In the context of John Huston’s film, Emmerich’s words sound like an excuse. But the line carries broader resonance for film noir, which, as many critics have recognized, was a haven for postwar Hollywood’s radical leftist writers and directors. Their films repeatedly demonstrate, as McGilligan and Buhle note, that crime is “at its base about capitalism and capitalism about criminal greed” (
Tender
xx). Indeed, as Lary May observes, the idea that crime is but a left-handed form of endeavor “informed the thinking of an entire group” of radical film artists in the 1940s (225). Important noirs made by liberal activists such as Huston and by radicals such as John Garfield, Jules Dassin, Robert Rossen, Abraham Polonsky, Cyril Endfield, Dalton Trumbo, and Joseph Losey portray class, unfettered capitalism, and hypocritical institutions as obstacles to true American democracy. Dassin’s
Thieves’ Highway
delineates the plight of truckers who fall prey to a crooked capitalist. Rossen’s script for
The Strange Love of Martha Ivers
anatomizes class envy and the depredations of industrial capitalism, and his
Body and Soul
(scripted by Polonsky) chronicles the commodification of a boxer (played by Garfield) through his association with a wealthy gangster. Polonsky’s brilliant
Force of Evil
explicitly equates capitalism and organized crime with its story of two brothers involved in the numbers racket.
The Asphalt Jungle
evokes sympathy for its disenfranchised citizens, who view crime as the sole pathway to
upward mobility and the only means of preserving authenticity. Endfield’s
The Underworld Story
indicts the press for perverting its constitutional mandate into a moneymaking machine. Finally, as I show in my conclusion, Endfield’s
Try and Get Me!
and Losey’s
The Prowler
(scripted by Trumbo) portray the dissolution of the American Dream into an alibi for nihilist self-advancement.

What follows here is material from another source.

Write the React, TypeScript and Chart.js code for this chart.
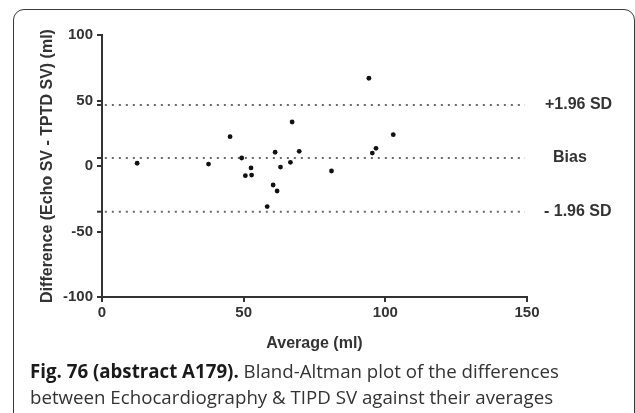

Leftist filmmakers used noir to critique certain American values and to promote an alternative Americanism that emphasized equality, sympathy for the oppressed, and collectivity over capitalism and rampant individualism. Their left-handed endeavors criticized materialism and condemned the hypocrisies of the upper class while exposing the media’s complicity with oppression. Some of their films—even those made before the House Un-American Activities Committee (HUAC) descended on Hollywood in 1947—also capture the period’s paranoia through tales of secrecy and betrayal. These filmmakers’ challenges to orthodoxies led to their blacklisting or forced emigration, but their critiques of self-interest and the depredations of big business, as well as their defense of liberty and equality, remain trenchant today.

Un-American Dreams

Many of the Hollywood Left were, or had been, members of the Communist Party. The majority of them joined during the period of the Popular Front—a coalition of radicals and liberals who fought fascism and championed the rights of workers in the 1930s—and hoped to advance the struggle for better labor conditions in Hollywood.
1
Quite a few left the party after the Hitler-Stalin pact or in disenchantment with the CPUSA’s dogmatic devotion to Stalinism. The Hollywood reds were motivated, as Trumbo wrote in 1972 and Dassin repeated in a later interview, by a sincere desire to make the world better: to combat prejudice, work for communitarian ideals, fight fascism, resist corporate tyranny, bolster organized labor, and, not incidentally, give themselves ownership of their own creative work.
2
For these artists, communism was a means to preserve and protect cherished American values: equality, freedom of expression, resistance to oppression. Their alleged “un-Americanism” was motivated, in other words, by a faith in the American Dream.